The day did not start well, when after only an hour into the journey I started getting stomach cramps. Knowing that there were two more hours to go until we reached our destination I was facing the embarrassment of having to ask the coach to stop for, er, well, shall we call it a pit stop. Luckily the cramps gradually went away!

It took more than three hours to get to Marambi, three hours of very dangerous driving by our coach driver. None of us knew what to expect when we got there. What we experienced will affect every one of us for a very long time indeed.

 

As well as the mass grave, in which 50,000 Tutsis are buried, there are at least a dozen rooms with dead bodies laid out, all cased in lime. The smell was something which will stay with me forever. One room was full of bodies of children and babies. It was at that point I lost control of my emotions. Alice, my cameralady, was extremely upset and tears were rolling down her face as she filmed. I did a piece to camera which was, shall we say, highly emotional. We were then shown a site where French soldiers built a basketball court on top of a mass grave. I cannot tell you how hated the French are in Rwanda. Their soldiers were sent to Marambi and actually protected the killers, who had hacked to death 50,000 Tutsis in 48 hours. It is not overstating it to say they were complicit in the genocide.

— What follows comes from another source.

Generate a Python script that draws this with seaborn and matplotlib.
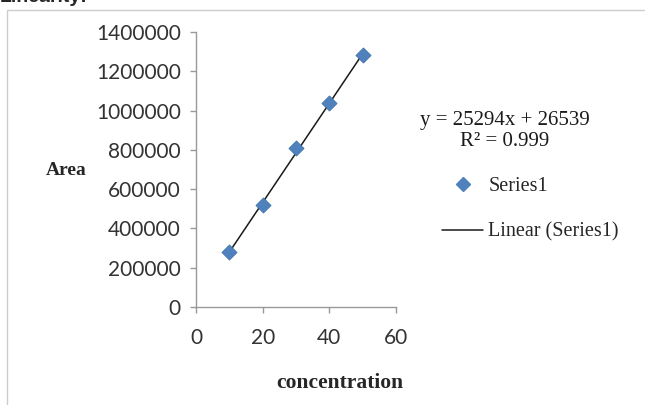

We then met one of only six survivors of the genocide at Marambi. He had a huge bullethole in his head. Because he had a bullethole the Hutu militias left him for dead. He escaped by walking through the hills to the border with Congo.

I then interviewed Mary Blewitt. She is such an inspirational figure. Her brother was one of the first to be killed in the genocide. She recently received a letter from the government asking her to exhume his body as they wanted to build on his burial site. So yesterday, thirteen years after his death she had to rebury him. The interview was very emotional for both of us.